Retype each line exactly. Skip images.

_GIVEN INFORMATION:_
□ □ □ □ □
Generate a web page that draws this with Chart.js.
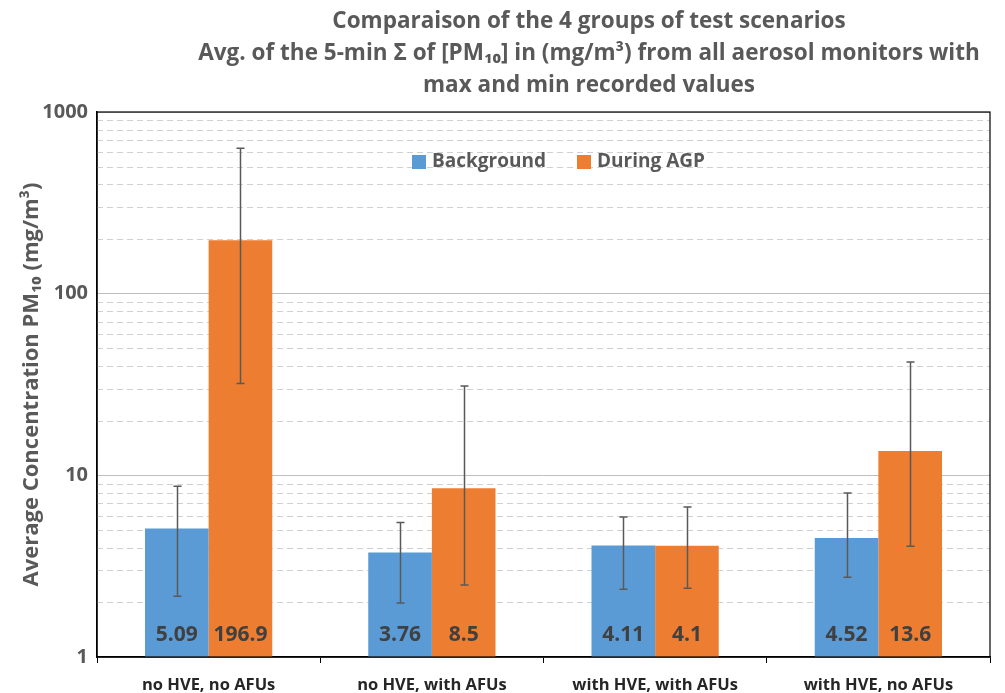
<!DOCTYPE html>
<html>
<head>
<meta charset="utf-8">
<script src="https://cdn.jsdelivr.net/npm/chart.js@4.4.1/dist/chart.umd.min.js"></script>
<style>
html, body { margin: 0; padding: 0; background: #fff; }
#wrap { width: 1005px; height: 693px; }
</style>
</head>
<body>
<div id="wrap"><canvas id="pmChart"></canvas></div>
<script>
const categories = ['no HVE, no AFUs', 'no HVE, with AFUs', 'with HVE, with AFUs', 'with HVE, no AFUs'];
const seriesNames = ['Background', 'During AGP'];
const backgroundAvg = [5.09, 3.76, 4.11, 4.52];
const duringAvg = [196.9, 8.5, 4.1, 13.6];
const backgroundMax = [8.7, 5.5, 5.9, 8.0];
const backgroundMin = [2.16, 1.98, 2.36, 2.75];
const duringMax = [632, 31, 6.7, 42];
const duringMin = [32, 2.49, 2.39, 4.07];
const backgroundLabels = ['5.09', '3.76', '4.11', '4.52'];
const duringLabels = ['196.9', '8.5', '4.1', '13.6'];
const yTicks = [1, 10, 100, 1000];
const titleLines = [
    'Comparaison of the 4 groups of test scenarios',
    'Avg. of the 5-min \u03A3 of [PM\u2081\u2080] in (mg/m\u00B3) from all aerosol monitors with',
    'max and min recorded values'
];
const yTitle = 'Average Concentration PM\u2081\u2080 (mg/m\u00B3)';

const FONT = '"Open Sans", "Liberation Sans", sans-serif';
const GREY = '#595959';

// dashed minor gridlines, 2..9 of each decade
const minorGrid = {
    id: 'minorGrid',
    beforeDatasetsDraw(chart) {
        const {ctx, chartArea, scales: {y}} = chart;
        ctx.save();
        ctx.strokeStyle = '#d0d0d0';
        ctx.lineWidth = 1;
        ctx.setLineDash([6, 4]);
        for (let d = 1; d < 1000; d *= 10) {
            for (let m = 2; m <= 9; m++) {
                const py = Math.round(y.getPixelForValue(d * m)) + 0.5;
                ctx.beginPath();
                ctx.moveTo(chartArea.left, py);
                ctx.lineTo(chartArea.right, py);
                ctx.stroke();
            }
        }
        ctx.restore();
    }
};

const extras = {
    id: 'extras',
    afterDatasetsDraw(chart) {
        const {ctx, chartArea, scales: {y}} = chart;
        const mins = [backgroundMin, duringMin];
        const maxs = [backgroundMax, duringMax];
        const labels = [backgroundLabels, duringLabels];
        ctx.save();
        chart.data.datasets.forEach((ds, di) => {
            const meta = chart.getDatasetMeta(di);
            meta.data.forEach((bar, i) => {
                // error bar
                const x = Math.round(bar.x) + 0.5;
                const yTop = y.getPixelForValue(maxs[di][i]);
                const yBot = y.getPixelForValue(mins[di][i]);
                ctx.strokeStyle = GREY;
                ctx.lineWidth = 1.5;
                ctx.beginPath();
                ctx.moveTo(x, yTop); ctx.lineTo(x, yBot);
                ctx.moveTo(x - 4, yTop); ctx.lineTo(x + 4, yTop);
                ctx.moveTo(x - 4, yBot); ctx.lineTo(x + 4, yBot);
                ctx.stroke();
                // value label
                ctx.fillStyle = '#404040';
                ctx.font = 'bold 21px ' + FONT;
                ctx.textAlign = 'center';
                ctx.textBaseline = 'middle';
                ctx.fillText(labels[di][i], bar.x, chartArea.bottom - 22);
            });
        });
        ctx.restore();
    },
    afterDraw(chart) {
        const {ctx, chartArea} = chart;
        ctx.save();
        // plot frame
        ctx.strokeStyle = '#000';
        ctx.lineWidth = 1.2;
        ctx.strokeRect(chartArea.left, chartArea.top, chartArea.right - chartArea.left, chartArea.bottom - chartArea.top);
        // title
        ctx.fillStyle = GREY;
        ctx.font = 'bold 22.5px ' + FONT;
        ctx.textAlign = 'center';
        ctx.textBaseline = 'middle';
        titleLines.forEach((t, i) => ctx.fillText(t, 589, 22 + i * 32));
        // legend inside the plot
        const colors = ['#5B9BD5', '#ED7D31'];
        const xs = [412, 577];
        ctx.font = 'bold 19px ' + FONT;
        ctx.textAlign = 'left';
        seriesNames.forEach((name, i) => {
            ctx.fillStyle = colors[i];
            ctx.fillRect(xs[i], 155, 14, 14);
            ctx.fillStyle = GREY;
            ctx.fillText(name, xs[i] + 20, 162);
        });
        ctx.restore();
    }
};

new Chart(document.getElementById('pmChart'), {
    type: 'bar',
    data: {
        labels: categories,
        datasets: [
            { label: seriesNames[0], data: backgroundAvg, backgroundColor: '#5B9BD5' },
            { label: seriesNames[1], data: duringAvg, backgroundColor: '#ED7D31' }
        ]
    },
    options: {
        responsive: true,
        maintainAspectRatio: false,
        animation: false,
        datasets: { bar: { categoryPercentage: 0.57, barPercentage: 1.0 } },
        layout: { padding: { top: 112, right: 15, left: 0, bottom: 0 } },
        plugins: {
            legend: { display: false },
            title: { display: false },
            tooltip: { enabled: false }
        },
        scales: {
            x: {
                grid: { drawOnChartArea: false, drawTicks: true, tickLength: 6, tickColor: '#000', offset: true },
                border: { display: true, color: '#000', width: 1.5 },
                ticks: { color: '#262626', padding: 12, font: { family: FONT, size: 16.5, weight: 'bold' } },
                afterFit(scale) { scale.height = 36; }
            },
            y: {
                type: 'logarithmic',
                min: 1,
                max: 1000,
                afterBuildTicks(scale) { scale.ticks = yTicks.map(v => ({ value: v })); },
                grid: { color: '#bfbfbf', lineWidth: 1, drawTicks: false },
                border: { display: true, color: '#000', width: 1.5 },
                ticks: {
                    color: GREY,
                    padding: 9,
                    font: { family: FONT, size: 20, weight: 'bold' },
                    callback: v => String(v)
                },
                title: {
                    display: true,
                    text: yTitle,
                    color: GREY,
                    padding: { top: 19, bottom: 0 },
                    font: { family: FONT, size: 22, weight: 'bold' }
                },
                afterFit(scale) { scale.width = 97; }
            }
        }
    },
    plugins: [minorGrid, extras]
});
</script>
</body>
</html>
□ □ □ □ □
_SOLUTION TO THIS EXERCISE:_
Generate a web page that draws this with Chart.js.
<!DOCTYPE html>
<html>
<head>
<meta charset="utf-8">
<script src="https://cdn.jsdelivr.net/npm/chart.js@4.4.1/dist/chart.umd.min.js"></script>
<style>
html, body { margin: 0; padding: 0; background: #fff; }
#wrap { width: 1005px; height: 693px; }
</style>
</head>
<body>
<div id="wrap"><canvas id="pmChart"></canvas></div>
<script>
const categories = ['no HVE, no AFUs', 'no HVE, with AFUs', 'with HVE, with AFUs', 'with HVE, no AFUs'];
const seriesNames = ['Background', 'During AGP'];
const backgroundAvg = [5.09, 3.76, 4.11, 4.52];
const duringAvg = [196.9, 8.5, 4.1, 13.6];
const backgroundMax = [8.7, 5.5, 5.9, 8.0];
const backgroundMin = [2.16, 1.98, 2.36, 2.75];
const duringMax = [632, 31, 6.7, 42];
const duringMin = [32, 2.49, 2.39, 4.07];
const backgroundLabels = ['5.09', '3.76', '4.11', '4.52'];
const duringLabels = ['196.9', '8.5', '4.1', '13.6'];
const yTicks = [1, 10, 100, 1000];
const titleLines = [
    'Comparaison of the 4 groups of test scenarios',
    'Avg. of the 5-min \u03A3 of [PM\u2081\u2080] in (mg/m\u00B3) from all aerosol monitors with',
    'max and min recorded values'
];
const yTitle = 'Average Concentration PM\u2081\u2080 (mg/m\u00B3)';

const FONT = '"Open Sans", "Liberation Sans", sans-serif';
const GREY = '#595959';

// dashed minor gridlines, 2..9 of each decade
const minorGrid = {
    id: 'minorGrid',
    beforeDatasetsDraw(chart) {
        const {ctx, chartArea, scales: {y}} = chart;
        ctx.save();
        ctx.strokeStyle = '#d0d0d0';
        ctx.lineWidth = 1;
        ctx.setLineDash([6, 4]);
        for (let d = 1; d < 1000; d *= 10) {
            for (let m = 2; m <= 9; m++) {
                const py = Math.round(y.getPixelForValue(d * m)) + 0.5;
                ctx.beginPath();
                ctx.moveTo(chartArea.left, py);
                ctx.lineTo(chartArea.right, py);
                ctx.stroke();
            }
        }
        ctx.restore();
    }
};

const extras = {
    id: 'extras',
    afterDatasetsDraw(chart) {
        const {ctx, chartArea, scales: {y}} = chart;
        const mins = [backgroundMin, duringMin];
        const maxs = [backgroundMax, duringMax];
        const labels = [backgroundLabels, duringLabels];
        ctx.save();
        chart.data.datasets.forEach((ds, di) => {
            const meta = chart.getDatasetMeta(di);
            meta.data.forEach((bar, i) => {
                // error bar
                const x = Math.round(bar.x) + 0.5;
                const yTop = y.getPixelForValue(maxs[di][i]);
                const yBot = y.getPixelForValue(mins[di][i]);
                ctx.strokeStyle = GREY;
                ctx.lineWidth = 1.5;
                ctx.beginPath();
                ctx.moveTo(x, yTop); ctx.lineTo(x, yBot);
                ctx.moveTo(x - 4, yTop); ctx.lineTo(x + 4, yTop);
                ctx.moveTo(x - 4, yBot); ctx.lineTo(x + 4, yBot);
                ctx.stroke();
                // value label
                ctx.fillStyle = '#404040';
                ctx.font = 'bold 21px ' + FONT;
                ctx.textAlign = 'center';
                ctx.textBaseline = 'middle';
                ctx.fillText(labels[di][i], bar.x, chartArea.bottom - 22);
            });
        });
        ctx.restore();
    },
    afterDraw(chart) {
        const {ctx, chartArea} = chart;
        ctx.save();
        // plot frame
        ctx.strokeStyle = '#000';
        ctx.lineWidth = 1.2;
        ctx.strokeRect(chartArea.left, chartArea.top, chartArea.right - chartArea.left, chartArea.bottom - chartArea.top);
        // title
        ctx.fillStyle = GREY;
        ctx.font = 'bold 22.5px ' + FONT;
        ctx.textAlign = 'center';
        ctx.textBaseline = 'middle';
        titleLines.forEach((t, i) => ctx.fillText(t, 589, 22 + i * 32));
        // legend inside the plot
        const colors = ['#5B9BD5', '#ED7D31'];
        const xs = [412, 577];
        ctx.font = 'bold 19px ' + FONT;
        ctx.textAlign = 'left';
        seriesNames.forEach((name, i) => {
            ctx.fillStyle = colors[i];
            ctx.fillRect(xs[i], 155, 14, 14);
            ctx.fillStyle = GREY;
            ctx.fillText(name, xs[i] + 20, 162);
        });
        ctx.restore();
    }
};

new Chart(document.getElementById('pmChart'), {
    type: 'bar',
    data: {
        labels: categories,
        datasets: [
            { label: seriesNames[0], data: backgroundAvg, backgroundColor: '#5B9BD5' },
            { label: seriesNames[1], data: duringAvg, backgroundColor: '#ED7D31' }
        ]
    },
    options: {
        responsive: true,
        maintainAspectRatio: false,
        animation: false,
        datasets: { bar: { categoryPercentage: 0.57, barPercentage: 1.0 } },
        layout: { padding: { top: 112, right: 15, left: 0, bottom: 0 } },
        plugins: {
            legend: { display: false },
            title: { display: false },
            tooltip: { enabled: false }
        },
        scales: {
            x: {
                grid: { drawOnChartArea: false, drawTicks: true, tickLength: 6, tickColor: '#000', offset: true },
                border: { display: true, color: '#000', width: 1.5 },
                ticks: { color: '#262626', padding: 12, font: { family: FONT, size: 16.5, weight: 'bold' } },
                afterFit(scale) { scale.height = 36; }
            },
            y: {
                type: 'logarithmic',
                min: 1,
                max: 1000,
                afterBuildTicks(scale) { scale.ticks = yTicks.map(v => ({ value: v })); },
                grid: { color: '#bfbfbf', lineWidth: 1, drawTicks: false },
                border: { display: true, color: '#000', width: 1.5 },
                ticks: {
                    color: GREY,
                    padding: 9,
                    font: { family: FONT, size: 20, weight: 'bold' },
                    callback: v => String(v)
                },
                title: {
                    display: true,
                    text: yTitle,
                    color: GREY,
                    padding: { top: 19, bottom: 0 },
                    font: { family: FONT, size: 22, weight: 'bold' }
                },
                afterFit(scale) { scale.width = 97; }
            }
        }
    },
    plugins: [minorGrid, extras]
});
</script>
</body>
</html>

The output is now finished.